We do not accept the appellants’ argument that the stipulation’s close out of permanent total disability for the specific listed injuries in the stipulation has any effect on an award of permanent total disability here. What was closed out was not the general benefit of permanent total disability from any condition, but only permanent total disability that might arise as a result of the specific listed conditions. To rule otherwise would in essence apply portions of the stipulation to close out certain benefits for injuries not specifically closed out in it – a result directly contrary to the holding in Sweep.



[1] Gillette v. Harold, Inc., 257 Minn. 313, 101 N.W.2d 200, 21 W.C.D. 105 (1960).

[2] The employee testified that he believed the blackouts were caused by the pain pills he was prescribed, and that after he stopped taking the pain pills, the blackouts also stopped. See Transcript at 73-74.

[3] The employee has macular degeneration. There is no claim that the macular degeneration was caused by football.

[4] Minn. Stat. § 176.421, subd. 1(3).

[5] Hengemuhle v. Long Prairie Jaycees, 358 N.W.2d 54, 59, 37 W.C.D. 235, 239 (Minn. 1984).

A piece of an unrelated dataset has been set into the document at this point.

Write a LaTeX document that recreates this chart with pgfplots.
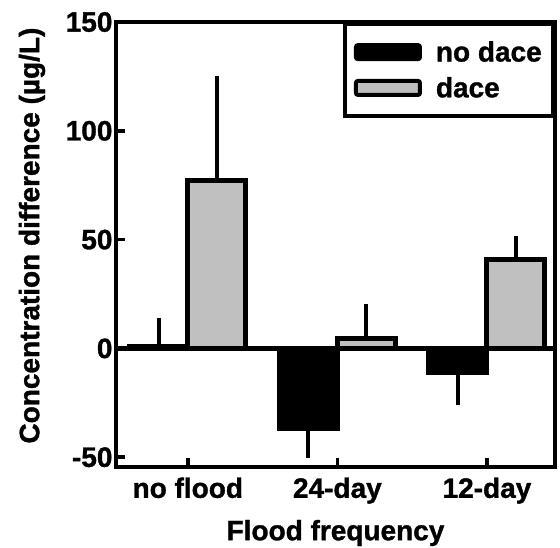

[6] Id. at 60, 37 W.C.D. at 240.

[7] Northern States Power Co. v. Lyon Food Prods., Inc., 304 Minn. 196, 201, 229 N.W.2d 521, 524 (1975).

[8] 257 Minn. 313, 101 N.W.2d 200, 206, 21 W.C.D. 105, 113 (1960).

[9] Slip op. (W.C.C.A. May 22, 2000).

[10] Steffen v. Target Stores, 517 N.W.2d 579, 581, 50 W.C.D. 464, 467 (Minn. 1994); Marose v. Maislin Transport, 413 N.W.2d 507, 512, 40 W.C.D. 175, 182 (Minn. 1987).

[11] See Exh. E at 15; T. at 141.

[12] Williams v. Minn. Vikings Football Club, No. WC56-5924 (W.C.C.A. July 12, 2016).

[13] Greer v. Minn. Vikings Football Club, No. WC14-5693 (W.C.C.A. Sept. 30, 2014).

[14] As briefed by the Appellants here, the question of when the employee as a reasonable person should have recognized the nature, seriousness, and probable compensable character of the condition is a key issue in this matter. Also raised by the appellants as a key issue is the date when the disablement began. In light of evidence indicating that medical science has only recently drawn a connection between head trauma and the latent onset of dementia, we ask the compensation judge to review and consider dates raised by the appellants and respondents.

[15] 391 N.W.2d 817, 39 W.C.D. 51 (Minn. 1986).

[16] 882 N.W.2d 220, 224, 76 W.C.D.491, 497 (Minn. 2016).